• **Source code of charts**

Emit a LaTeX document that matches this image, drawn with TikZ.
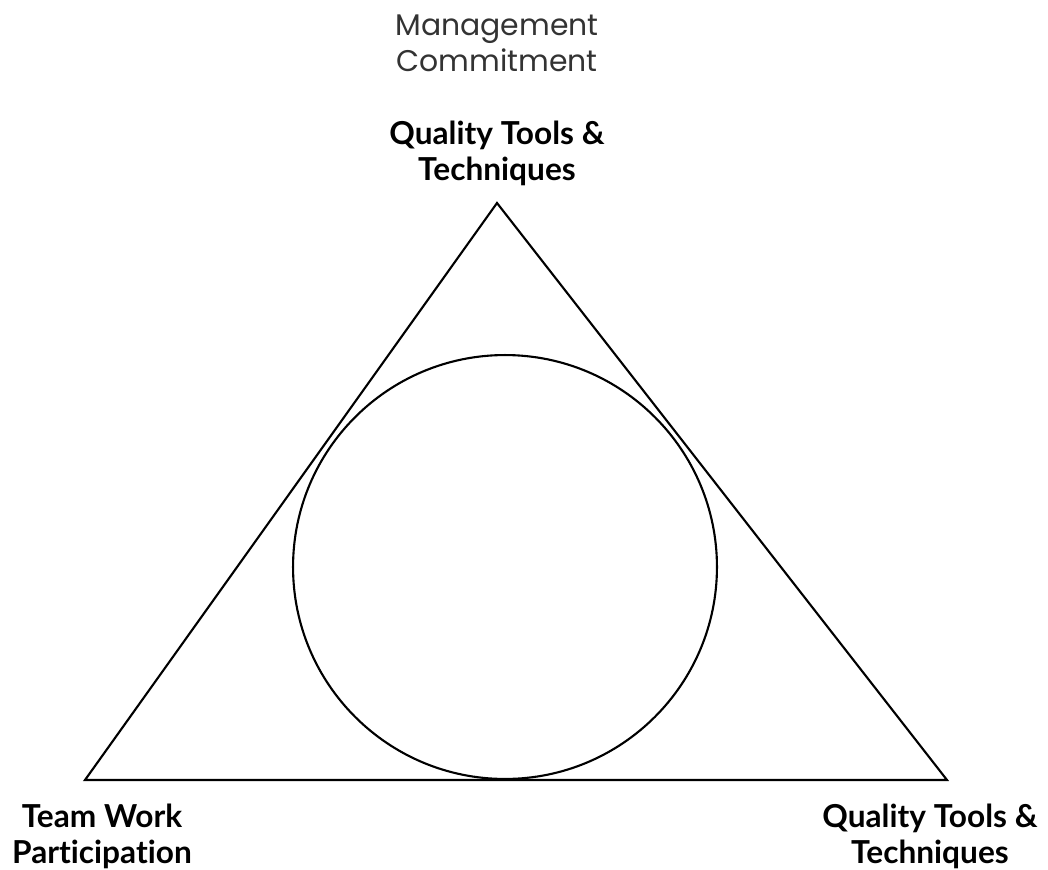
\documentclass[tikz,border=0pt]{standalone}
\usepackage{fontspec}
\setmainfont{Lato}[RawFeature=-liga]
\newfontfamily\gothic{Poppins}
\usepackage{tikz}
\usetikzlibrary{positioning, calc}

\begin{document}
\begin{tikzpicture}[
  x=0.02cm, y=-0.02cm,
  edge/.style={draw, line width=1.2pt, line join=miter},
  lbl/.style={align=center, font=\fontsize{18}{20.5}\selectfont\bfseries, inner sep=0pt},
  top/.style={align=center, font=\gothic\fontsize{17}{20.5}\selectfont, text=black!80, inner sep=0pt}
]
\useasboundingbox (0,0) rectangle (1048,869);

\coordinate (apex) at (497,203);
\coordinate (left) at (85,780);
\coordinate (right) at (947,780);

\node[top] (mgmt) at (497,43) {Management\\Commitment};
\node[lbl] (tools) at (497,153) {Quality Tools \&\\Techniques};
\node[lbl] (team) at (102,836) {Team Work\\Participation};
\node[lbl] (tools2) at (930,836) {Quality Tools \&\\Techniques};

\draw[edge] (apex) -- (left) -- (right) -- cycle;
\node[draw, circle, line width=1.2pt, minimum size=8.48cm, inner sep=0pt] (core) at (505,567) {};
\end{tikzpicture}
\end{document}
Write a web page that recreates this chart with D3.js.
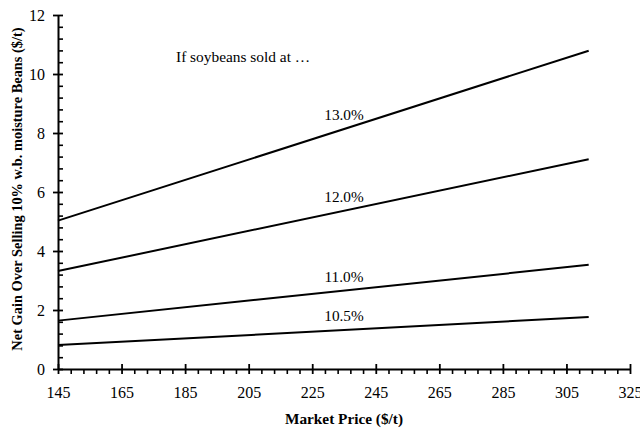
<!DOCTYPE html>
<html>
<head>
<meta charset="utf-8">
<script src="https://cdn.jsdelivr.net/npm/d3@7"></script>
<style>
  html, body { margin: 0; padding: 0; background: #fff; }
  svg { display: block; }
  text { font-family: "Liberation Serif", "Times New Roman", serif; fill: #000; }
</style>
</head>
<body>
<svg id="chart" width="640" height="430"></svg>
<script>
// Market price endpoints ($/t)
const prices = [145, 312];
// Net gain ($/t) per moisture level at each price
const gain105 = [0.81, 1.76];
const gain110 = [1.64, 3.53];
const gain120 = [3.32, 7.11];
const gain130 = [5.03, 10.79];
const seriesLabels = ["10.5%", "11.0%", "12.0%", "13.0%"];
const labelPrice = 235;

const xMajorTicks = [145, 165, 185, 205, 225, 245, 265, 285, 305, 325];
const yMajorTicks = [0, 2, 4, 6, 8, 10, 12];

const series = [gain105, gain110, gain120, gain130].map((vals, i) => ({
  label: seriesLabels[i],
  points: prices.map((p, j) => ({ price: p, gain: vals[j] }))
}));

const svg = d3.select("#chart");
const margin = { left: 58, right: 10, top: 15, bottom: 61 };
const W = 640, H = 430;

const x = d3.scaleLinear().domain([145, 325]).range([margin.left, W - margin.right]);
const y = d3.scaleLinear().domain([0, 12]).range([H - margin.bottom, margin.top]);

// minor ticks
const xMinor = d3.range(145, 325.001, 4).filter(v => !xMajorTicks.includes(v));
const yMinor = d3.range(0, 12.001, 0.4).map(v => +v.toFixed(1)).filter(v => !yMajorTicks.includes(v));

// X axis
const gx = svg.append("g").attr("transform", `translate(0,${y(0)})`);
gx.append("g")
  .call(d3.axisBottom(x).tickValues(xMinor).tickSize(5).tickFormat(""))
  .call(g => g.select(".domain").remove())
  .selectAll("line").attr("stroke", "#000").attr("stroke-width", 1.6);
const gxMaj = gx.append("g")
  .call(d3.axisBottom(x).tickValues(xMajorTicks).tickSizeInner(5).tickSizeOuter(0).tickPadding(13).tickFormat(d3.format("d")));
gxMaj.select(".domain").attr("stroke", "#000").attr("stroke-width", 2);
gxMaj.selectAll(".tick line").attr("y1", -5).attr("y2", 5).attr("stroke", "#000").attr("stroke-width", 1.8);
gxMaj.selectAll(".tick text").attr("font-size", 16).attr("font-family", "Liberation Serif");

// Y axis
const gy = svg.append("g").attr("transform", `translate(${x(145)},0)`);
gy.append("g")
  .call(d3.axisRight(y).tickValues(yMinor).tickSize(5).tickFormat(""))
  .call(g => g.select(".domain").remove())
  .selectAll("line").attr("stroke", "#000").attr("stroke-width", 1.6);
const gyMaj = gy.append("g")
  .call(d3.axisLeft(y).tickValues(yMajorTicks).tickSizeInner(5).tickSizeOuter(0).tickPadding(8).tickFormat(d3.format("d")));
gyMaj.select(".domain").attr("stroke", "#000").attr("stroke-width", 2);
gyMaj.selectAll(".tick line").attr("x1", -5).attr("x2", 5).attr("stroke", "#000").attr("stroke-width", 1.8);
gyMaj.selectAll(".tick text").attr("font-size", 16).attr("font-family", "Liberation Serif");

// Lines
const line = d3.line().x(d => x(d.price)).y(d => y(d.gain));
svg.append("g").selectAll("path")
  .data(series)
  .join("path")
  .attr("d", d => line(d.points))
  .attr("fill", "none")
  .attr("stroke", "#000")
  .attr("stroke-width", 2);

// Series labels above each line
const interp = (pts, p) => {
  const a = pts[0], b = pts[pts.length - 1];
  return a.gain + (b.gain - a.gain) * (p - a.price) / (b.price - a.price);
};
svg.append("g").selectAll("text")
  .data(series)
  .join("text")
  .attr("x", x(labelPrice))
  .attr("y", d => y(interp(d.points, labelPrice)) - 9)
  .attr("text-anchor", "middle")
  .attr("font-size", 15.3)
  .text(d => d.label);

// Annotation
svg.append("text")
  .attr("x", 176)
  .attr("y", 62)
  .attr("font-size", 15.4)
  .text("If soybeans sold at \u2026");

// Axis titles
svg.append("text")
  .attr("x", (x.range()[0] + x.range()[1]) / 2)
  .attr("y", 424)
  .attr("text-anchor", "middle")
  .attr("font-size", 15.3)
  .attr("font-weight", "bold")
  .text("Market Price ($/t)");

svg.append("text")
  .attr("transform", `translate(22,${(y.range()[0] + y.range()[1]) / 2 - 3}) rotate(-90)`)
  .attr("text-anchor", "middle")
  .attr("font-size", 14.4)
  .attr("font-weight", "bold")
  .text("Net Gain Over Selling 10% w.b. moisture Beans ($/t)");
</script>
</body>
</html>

• **WRITTEN PROBLEM**
Can you restate all the records above word for word while dropping the pictures?

• **CORRECT RESPONSE**
Emit a LaTeX document that matches this image, drawn with TikZ.
\documentclass[tikz,border=0pt]{standalone}
\usepackage{fontspec}
\setmainfont{Lato}[RawFeature=-liga]
\newfontfamily\gothic{Poppins}
\usepackage{tikz}
\usetikzlibrary{positioning, calc}

\begin{document}
\begin{tikzpicture}[
  x=0.02cm, y=-0.02cm,
  edge/.style={draw, line width=1.2pt, line join=miter},
  lbl/.style={align=center, font=\fontsize{18}{20.5}\selectfont\bfseries, inner sep=0pt},
  top/.style={align=center, font=\gothic\fontsize{17}{20.5}\selectfont, text=black!80, inner sep=0pt}
]
\useasboundingbox (0,0) rectangle (1048,869);

\coordinate (apex) at (497,203);
\coordinate (left) at (85,780);
\coordinate (right) at (947,780);

\node[top] (mgmt) at (497,43) {Management\\Commitment};
\node[lbl] (tools) at (497,153) {Quality Tools \&\\Techniques};
\node[lbl] (team) at (102,836) {Team Work\\Participation};
\node[lbl] (tools2) at (930,836) {Quality Tools \&\\Techniques};

\draw[edge] (apex) -- (left) -- (right) -- cycle;
\node[draw, circle, line width=1.2pt, minimum size=8.48cm, inner sep=0pt] (core) at (505,567) {};
\end{tikzpicture}
\end{document}
Write a web page that recreates this chart with D3.js.
<!DOCTYPE html>
<html>
<head>
<meta charset="utf-8">
<script src="https://cdn.jsdelivr.net/npm/d3@7"></script>
<style>
  html, body { margin: 0; padding: 0; background: #fff; }
  svg { display: block; }
  text { font-family: "Liberation Serif", "Times New Roman", serif; fill: #000; }
</style>
</head>
<body>
<svg id="chart" width="640" height="430"></svg>
<script>
// Market price endpoints ($/t)
const prices = [145, 312];
// Net gain ($/t) per moisture level at each price
const gain105 = [0.81, 1.76];
const gain110 = [1.64, 3.53];
const gain120 = [3.32, 7.11];
const gain130 = [5.03, 10.79];
const seriesLabels = ["10.5%", "11.0%", "12.0%", "13.0%"];
const labelPrice = 235;

const xMajorTicks = [145, 165, 185, 205, 225, 245, 265, 285, 305, 325];
const yMajorTicks = [0, 2, 4, 6, 8, 10, 12];

const series = [gain105, gain110, gain120, gain130].map((vals, i) => ({
  label: seriesLabels[i],
  points: prices.map((p, j) => ({ price: p, gain: vals[j] }))
}));

const svg = d3.select("#chart");
const margin = { left: 58, right: 10, top: 15, bottom: 61 };
const W = 640, H = 430;

const x = d3.scaleLinear().domain([145, 325]).range([margin.left, W - margin.right]);
const y = d3.scaleLinear().domain([0, 12]).range([H - margin.bottom, margin.top]);

// minor ticks
const xMinor = d3.range(145, 325.001, 4).filter(v => !xMajorTicks.includes(v));
const yMinor = d3.range(0, 12.001, 0.4).map(v => +v.toFixed(1)).filter(v => !yMajorTicks.includes(v));

// X axis
const gx = svg.append("g").attr("transform", `translate(0,${y(0)})`);
gx.append("g")
  .call(d3.axisBottom(x).tickValues(xMinor).tickSize(5).tickFormat(""))
  .call(g => g.select(".domain").remove())
  .selectAll("line").attr("stroke", "#000").attr("stroke-width", 1.6);
const gxMaj = gx.append("g")
  .call(d3.axisBottom(x).tickValues(xMajorTicks).tickSizeInner(5).tickSizeOuter(0).tickPadding(13).tickFormat(d3.format("d")));
gxMaj.select(".domain").attr("stroke", "#000").attr("stroke-width", 2);
gxMaj.selectAll(".tick line").attr("y1", -5).attr("y2", 5).attr("stroke", "#000").attr("stroke-width", 1.8);
gxMaj.selectAll(".tick text").attr("font-size", 16).attr("font-family", "Liberation Serif");

// Y axis
const gy = svg.append("g").attr("transform", `translate(${x(145)},0)`);
gy.append("g")
  .call(d3.axisRight(y).tickValues(yMinor).tickSize(5).tickFormat(""))
  .call(g => g.select(".domain").remove())
  .selectAll("line").attr("stroke", "#000").attr("stroke-width", 1.6);
const gyMaj = gy.append("g")
  .call(d3.axisLeft(y).tickValues(yMajorTicks).tickSizeInner(5).tickSizeOuter(0).tickPadding(8).tickFormat(d3.format("d")));
gyMaj.select(".domain").attr("stroke", "#000").attr("stroke-width", 2);
gyMaj.selectAll(".tick line").attr("x1", -5).attr("x2", 5).attr("stroke", "#000").attr("stroke-width", 1.8);
gyMaj.selectAll(".tick text").attr("font-size", 16).attr("font-family", "Liberation Serif");

// Lines
const line = d3.line().x(d => x(d.price)).y(d => y(d.gain));
svg.append("g").selectAll("path")
  .data(series)
  .join("path")
  .attr("d", d => line(d.points))
  .attr("fill", "none")
  .attr("stroke", "#000")
  .attr("stroke-width", 2);

// Series labels above each line
const interp = (pts, p) => {
  const a = pts[0], b = pts[pts.length - 1];
  return a.gain + (b.gain - a.gain) * (p - a.price) / (b.price - a.price);
};
svg.append("g").selectAll("text")
  .data(series)
  .join("text")
  .attr("x", x(labelPrice))
  .attr("y", d => y(interp(d.points, labelPrice)) - 9)
  .attr("text-anchor", "middle")
  .attr("font-size", 15.3)
  .text(d => d.label);

// Annotation
svg.append("text")
  .attr("x", 176)
  .attr("y", 62)
  .attr("font-size", 15.4)
  .text("If soybeans sold at \u2026");

// Axis titles
svg.append("text")
  .attr("x", (x.range()[0] + x.range()[1]) / 2)
  .attr("y", 424)
  .attr("text-anchor", "middle")
  .attr("font-size", 15.3)
  .attr("font-weight", "bold")
  .text("Market Price ($/t)");

svg.append("text")
  .attr("transform", `translate(22,${(y.range()[0] + y.range()[1]) / 2 - 3}) rotate(-90)`)
  .attr("text-anchor", "middle")
  .attr("font-size", 14.4)
  .attr("font-weight", "bold")
  .text("Net Gain Over Selling 10% w.b. moisture Beans ($/t)");
</script>
</body>
</html>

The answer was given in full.